Mind the gap: workforce pressures and financial fallout
The recent decision to remove social care visas for overseas workers has alarmed the sector. With vacancy rates in adult social care three times the national average, services are already stretched beyond capacity. While long-term reliance on overseas recruitment isn’t sustainable, cutting off this pipeline without a credible domestic workforce plan risks deepening the crisis. Councils will be pushed towards the use of costly agency staff to plug gaps in provision.
At the same time, a rise in employer National Insurance Contributions is adding pressure on providers — what the National Care Association has called a "seismic" cost shift.
Without the right staff in the right roles at the right time, people will go without the care they need to live independently and with dignity.
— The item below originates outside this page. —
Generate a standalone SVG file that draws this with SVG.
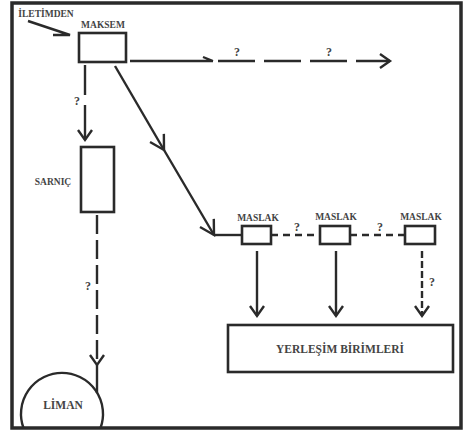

This also places greater strain on unpaid carers, many of whom will reduce or leave paid employment — undermining wider economic ambitions and labour market participation.
CIPFA’s forthcoming case study hub, Social Care Finance in Focus, will showcase how local authorities are working to build a skilled and resilient social care workforce. But local action needs national backing. We call on the government to support councils in this crucial work to meet need and bolster the economy.
Growing pains: children’s services and the SEND timebomb
Pressures are mounting not just in adult social care, but also in services for children and families. As CIPFA’s report Managing Rising Demand for Adult and Children’s Social Care outlines, councils face skyrocketing demand across both areas — often without the budget to match.
One of the most urgent issues is the looming end of the statutory override on SEND (Special Educational Needs and Disabilities) budgets. Many CFOs are kept awake at night by the real possibility that without intervention, billions of pounds of debt will soon land on their council balance sheets. Our Reforming SEND Finance publication estimated that nearly half of England’s upper-tier councils could face Section 114 notices unless action is taken.
Despite this looming cliff edge, government communication has been minimal. There’s still time to act — but the window is closing. CIPFA urges the government to remove this issue from the "too difficult, too expensive" box and commit to a clear programme to reduce SEND deficits — both to protect financial sustainability and improve outcomes for children and young people.
Do you deliver?
This Spending Review is more than a fiscal statement. It’s a test of whether the government will deliver for the millions who rely on adult and children’s social care, and for the professionals who support them.
What the sector needs now is not another promise — but clarity, strategy, funding, and action. Because care can’t wait.